Posted - 2012-12-23 : 11:55:29
I need to set up a VM ( or physical machine ) for a web application that looks a lot like Quicken Online ( Accounting System ). It will have approximately 100 concurrent users and 500 total users to start with.
Using either SQL 2008R3 or 2012, could you please recommend a machine config and DB settings that make the most sense. Is it a good idea to use SSD drives? Should tempdb have its own drive and number of files equal to cores used by the machine. For low user count like this, with low frequency of commits, should the db be set to READ_COMMITED_SNAPSHOT
Any best practice suggestions? This is a completely new setup so I am very open to recommendations from this forum.

ovc
Starting Member

35 Posts

Posted - 2012-12-24 : 13:35:29
Hi

in all these kind of question it always depends of several factor.

It is good always to keep in mind which is the target and how the system is going to evolve in 6 months or more regarding concurrent users and user load.

Regarding the number of concurrent number of users you should have a look at the CPU, max degree of parallelism and max worker threads options. For 100 concurrent users each 64-bit Machine should be enough.

Regarding SQL Server Version it should be your choice also regarding the application requirements (I assume you meant SQL 2008 R2). In SQL 2012 there are especially new high availability features and a better memory management.

Regarding disks: I would recommend at start to use normal hard drives. I had some issues regarding disk failures and data loss on SSD drives.

Regarding tempdb: It is necessary only if you have a lot of tempdb activity which can lead to tempdb contention.

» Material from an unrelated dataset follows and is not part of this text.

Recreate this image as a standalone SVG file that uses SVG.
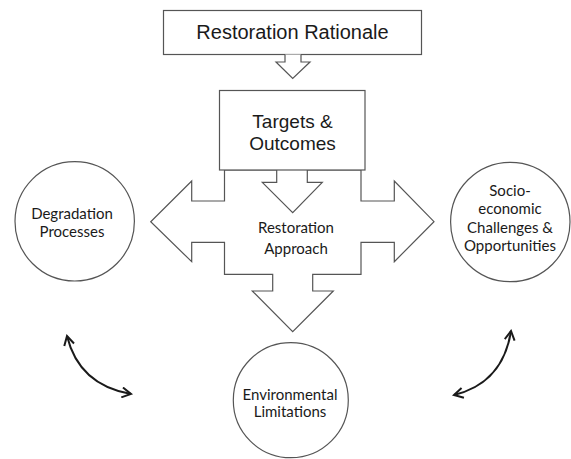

I would use READ_COMMITED isolation level and activate READ_COMMITED_SNAPSHOT only if it is really necessary.

CHECKLIST to perform:
1. Disk Partition Alignment Best Practices for SQL Server
http://msdn.microsoft.com/en-us/library/dd758814(v=sql.100).aspx
2. Split mdfs(and ndfs) on different disks like the log files (ldf). (there should be different physical drives, not only disk partitions)
3. set max server memory setting
4. set max degree of parallelism setting. For maximal recommandation values use the info from the following article: http://blog.sqlauthority.com/2010/03/15/sql-server-maxdop-settings-to-limit-query-to-run-on-specific-cpu/

Plan a good disastery recovery scenario if possible without single point of failures.